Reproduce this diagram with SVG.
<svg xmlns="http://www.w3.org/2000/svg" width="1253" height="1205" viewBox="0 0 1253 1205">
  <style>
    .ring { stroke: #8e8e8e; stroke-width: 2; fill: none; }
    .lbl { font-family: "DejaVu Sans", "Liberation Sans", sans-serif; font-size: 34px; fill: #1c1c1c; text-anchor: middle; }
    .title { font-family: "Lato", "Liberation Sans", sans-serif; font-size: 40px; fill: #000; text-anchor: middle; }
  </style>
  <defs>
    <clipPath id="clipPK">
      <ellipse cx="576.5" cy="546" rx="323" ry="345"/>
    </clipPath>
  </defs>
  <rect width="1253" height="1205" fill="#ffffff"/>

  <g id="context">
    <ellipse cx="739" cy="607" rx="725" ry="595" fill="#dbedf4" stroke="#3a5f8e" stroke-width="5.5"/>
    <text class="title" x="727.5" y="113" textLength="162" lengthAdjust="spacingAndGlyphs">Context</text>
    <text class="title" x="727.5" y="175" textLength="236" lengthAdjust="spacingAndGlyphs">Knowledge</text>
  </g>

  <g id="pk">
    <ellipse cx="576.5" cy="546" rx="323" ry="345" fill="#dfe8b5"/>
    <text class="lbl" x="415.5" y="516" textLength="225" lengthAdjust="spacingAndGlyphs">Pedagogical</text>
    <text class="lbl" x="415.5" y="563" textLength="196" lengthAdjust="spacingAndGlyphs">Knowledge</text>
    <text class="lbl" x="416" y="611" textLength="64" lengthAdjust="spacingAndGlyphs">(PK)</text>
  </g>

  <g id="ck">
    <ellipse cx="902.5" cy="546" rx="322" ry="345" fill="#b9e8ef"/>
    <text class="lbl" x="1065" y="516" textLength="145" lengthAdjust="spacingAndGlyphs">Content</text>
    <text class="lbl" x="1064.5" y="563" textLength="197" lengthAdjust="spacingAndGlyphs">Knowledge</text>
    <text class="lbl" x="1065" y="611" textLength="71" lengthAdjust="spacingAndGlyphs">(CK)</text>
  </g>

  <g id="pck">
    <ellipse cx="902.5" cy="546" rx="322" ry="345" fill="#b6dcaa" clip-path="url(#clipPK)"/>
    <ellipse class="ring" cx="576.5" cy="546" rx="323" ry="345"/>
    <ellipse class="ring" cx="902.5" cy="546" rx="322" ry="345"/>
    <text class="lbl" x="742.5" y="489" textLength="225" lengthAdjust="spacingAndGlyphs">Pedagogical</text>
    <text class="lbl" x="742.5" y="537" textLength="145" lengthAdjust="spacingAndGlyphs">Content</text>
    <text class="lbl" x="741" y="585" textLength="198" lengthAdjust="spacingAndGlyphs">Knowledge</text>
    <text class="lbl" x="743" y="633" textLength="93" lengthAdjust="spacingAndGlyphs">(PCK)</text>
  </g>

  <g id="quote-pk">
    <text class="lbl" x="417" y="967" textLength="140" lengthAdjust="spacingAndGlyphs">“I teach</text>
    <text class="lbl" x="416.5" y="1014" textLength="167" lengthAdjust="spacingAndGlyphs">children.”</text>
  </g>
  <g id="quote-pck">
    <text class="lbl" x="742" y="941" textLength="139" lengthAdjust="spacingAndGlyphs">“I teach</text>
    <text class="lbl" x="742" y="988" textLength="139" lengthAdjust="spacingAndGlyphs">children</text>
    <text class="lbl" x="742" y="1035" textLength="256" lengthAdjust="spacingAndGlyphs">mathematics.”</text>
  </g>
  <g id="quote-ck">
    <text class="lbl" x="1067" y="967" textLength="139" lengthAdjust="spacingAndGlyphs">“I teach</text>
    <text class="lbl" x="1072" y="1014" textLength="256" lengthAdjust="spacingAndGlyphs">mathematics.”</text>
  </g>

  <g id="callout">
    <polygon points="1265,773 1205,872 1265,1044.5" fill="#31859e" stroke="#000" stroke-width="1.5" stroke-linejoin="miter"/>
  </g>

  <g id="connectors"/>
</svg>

***

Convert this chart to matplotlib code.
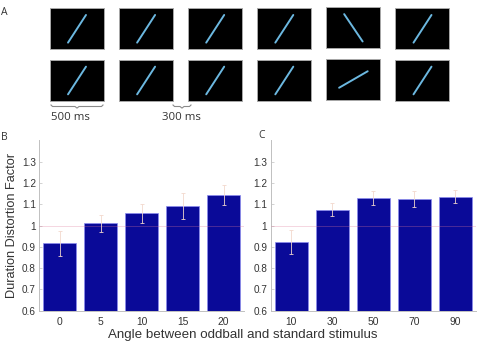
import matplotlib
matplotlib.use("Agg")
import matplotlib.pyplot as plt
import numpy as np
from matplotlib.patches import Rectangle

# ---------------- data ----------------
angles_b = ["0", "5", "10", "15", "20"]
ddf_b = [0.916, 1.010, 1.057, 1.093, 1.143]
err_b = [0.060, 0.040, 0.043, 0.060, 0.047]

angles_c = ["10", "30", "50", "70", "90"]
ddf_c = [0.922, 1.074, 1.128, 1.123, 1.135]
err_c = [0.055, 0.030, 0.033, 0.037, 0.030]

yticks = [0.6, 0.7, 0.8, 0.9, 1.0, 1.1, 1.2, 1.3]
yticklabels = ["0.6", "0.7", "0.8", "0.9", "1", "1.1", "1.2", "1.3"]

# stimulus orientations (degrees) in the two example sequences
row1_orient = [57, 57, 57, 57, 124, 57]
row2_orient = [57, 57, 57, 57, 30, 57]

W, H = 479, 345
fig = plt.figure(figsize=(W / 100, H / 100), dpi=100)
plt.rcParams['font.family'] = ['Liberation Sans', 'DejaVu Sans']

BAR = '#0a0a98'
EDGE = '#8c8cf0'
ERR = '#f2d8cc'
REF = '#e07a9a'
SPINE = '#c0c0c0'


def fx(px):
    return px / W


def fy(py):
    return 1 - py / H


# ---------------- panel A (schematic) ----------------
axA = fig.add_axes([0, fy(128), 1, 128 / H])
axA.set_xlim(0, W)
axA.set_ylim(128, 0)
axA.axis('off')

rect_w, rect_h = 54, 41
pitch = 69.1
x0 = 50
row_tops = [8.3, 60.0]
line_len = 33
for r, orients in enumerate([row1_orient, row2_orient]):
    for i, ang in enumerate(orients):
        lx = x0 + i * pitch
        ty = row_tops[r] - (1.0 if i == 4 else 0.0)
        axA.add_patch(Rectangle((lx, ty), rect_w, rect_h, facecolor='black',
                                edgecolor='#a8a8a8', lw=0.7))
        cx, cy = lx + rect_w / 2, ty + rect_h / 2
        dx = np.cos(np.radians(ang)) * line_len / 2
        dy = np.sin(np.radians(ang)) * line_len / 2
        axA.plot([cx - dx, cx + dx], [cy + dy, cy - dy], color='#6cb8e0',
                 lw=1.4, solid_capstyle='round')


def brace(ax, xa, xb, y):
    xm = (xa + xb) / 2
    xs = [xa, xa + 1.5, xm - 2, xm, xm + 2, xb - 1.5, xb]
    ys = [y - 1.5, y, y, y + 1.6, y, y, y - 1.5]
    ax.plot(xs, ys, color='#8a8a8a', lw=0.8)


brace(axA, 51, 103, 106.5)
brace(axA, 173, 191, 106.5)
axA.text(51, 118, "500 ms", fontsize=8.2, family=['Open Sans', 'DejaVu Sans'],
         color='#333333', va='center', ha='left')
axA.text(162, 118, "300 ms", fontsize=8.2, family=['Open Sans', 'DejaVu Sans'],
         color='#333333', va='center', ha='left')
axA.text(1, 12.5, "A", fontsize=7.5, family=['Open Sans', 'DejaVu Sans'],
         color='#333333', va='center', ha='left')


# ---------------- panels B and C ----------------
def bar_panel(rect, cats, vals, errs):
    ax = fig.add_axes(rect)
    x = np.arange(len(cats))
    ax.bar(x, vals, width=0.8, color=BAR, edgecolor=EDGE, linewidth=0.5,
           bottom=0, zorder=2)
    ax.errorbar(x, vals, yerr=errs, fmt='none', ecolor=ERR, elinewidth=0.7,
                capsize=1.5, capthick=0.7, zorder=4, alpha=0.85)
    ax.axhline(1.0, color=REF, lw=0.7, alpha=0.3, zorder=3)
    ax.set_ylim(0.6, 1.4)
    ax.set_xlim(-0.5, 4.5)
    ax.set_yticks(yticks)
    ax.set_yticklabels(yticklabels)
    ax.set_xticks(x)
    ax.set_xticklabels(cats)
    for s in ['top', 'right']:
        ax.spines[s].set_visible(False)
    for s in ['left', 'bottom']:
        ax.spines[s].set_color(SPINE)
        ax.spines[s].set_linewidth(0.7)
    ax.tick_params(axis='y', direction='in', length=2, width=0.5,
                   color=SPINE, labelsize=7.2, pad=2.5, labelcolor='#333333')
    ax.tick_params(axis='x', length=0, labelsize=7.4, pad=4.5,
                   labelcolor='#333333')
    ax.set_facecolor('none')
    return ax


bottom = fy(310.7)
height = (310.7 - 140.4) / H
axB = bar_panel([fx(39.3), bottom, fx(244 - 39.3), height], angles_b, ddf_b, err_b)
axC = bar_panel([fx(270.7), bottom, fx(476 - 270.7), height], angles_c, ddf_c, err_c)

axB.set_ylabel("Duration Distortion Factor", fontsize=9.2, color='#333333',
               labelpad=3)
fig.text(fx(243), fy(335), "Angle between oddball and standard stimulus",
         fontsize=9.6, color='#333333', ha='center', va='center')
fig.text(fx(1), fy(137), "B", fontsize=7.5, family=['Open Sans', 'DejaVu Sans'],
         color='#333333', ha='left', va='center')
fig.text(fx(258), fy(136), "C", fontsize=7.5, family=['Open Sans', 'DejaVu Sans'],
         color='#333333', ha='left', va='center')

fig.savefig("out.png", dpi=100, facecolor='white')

***

Pick out the part that begins with the line containing "Convert this chart to matplotlib code." and finishes with the line containing "axA.axis('off')", both included. Restate it exactly, without images.

Exercise response
Convert this chart to matplotlib code.
import matplotlib
matplotlib.use("Agg")
import matplotlib.pyplot as plt
import numpy as np
from matplotlib.patches import Rectangle

# ---------------- data ----------------
angles_b = ["0", "5", "10", "15", "20"]
ddf_b = [0.916, 1.010, 1.057, 1.093, 1.143]
err_b = [0.060, 0.040, 0.043, 0.060, 0.047]

angles_c = ["10", "30", "50", "70", "90"]
ddf_c = [0.922, 1.074, 1.128, 1.123, 1.135]
err_c = [0.055, 0.030, 0.033, 0.037, 0.030]

yticks = [0.6, 0.7, 0.8, 0.9, 1.0, 1.1, 1.2, 1.3]
yticklabels = ["0.6", "0.7", "0.8", "0.9", "1", "1.1", "1.2", "1.3"]

# stimulus orientations (degrees) in the two example sequences
row1_orient = [57, 57, 57, 57, 124, 57]
row2_orient = [57, 57, 57, 57, 30, 57]

W, H = 479, 345
fig = plt.figure(figsize=(W / 100, H / 100), dpi=100)
plt.rcParams['font.family'] = ['Liberation Sans', 'DejaVu Sans']

BAR = '#0a0a98'
EDGE = '#8c8cf0'
ERR = '#f2d8cc'
REF = '#e07a9a'
SPINE = '#c0c0c0'


def fx(px):
    return px / W


def fy(py):
    return 1 - py / H


# ---------------- panel A (schematic) ----------------
axA = fig.add_axes([0, fy(128), 1, 128 / H])
axA.set_xlim(0, W)
axA.set_ylim(128, 0)
axA.axis('off')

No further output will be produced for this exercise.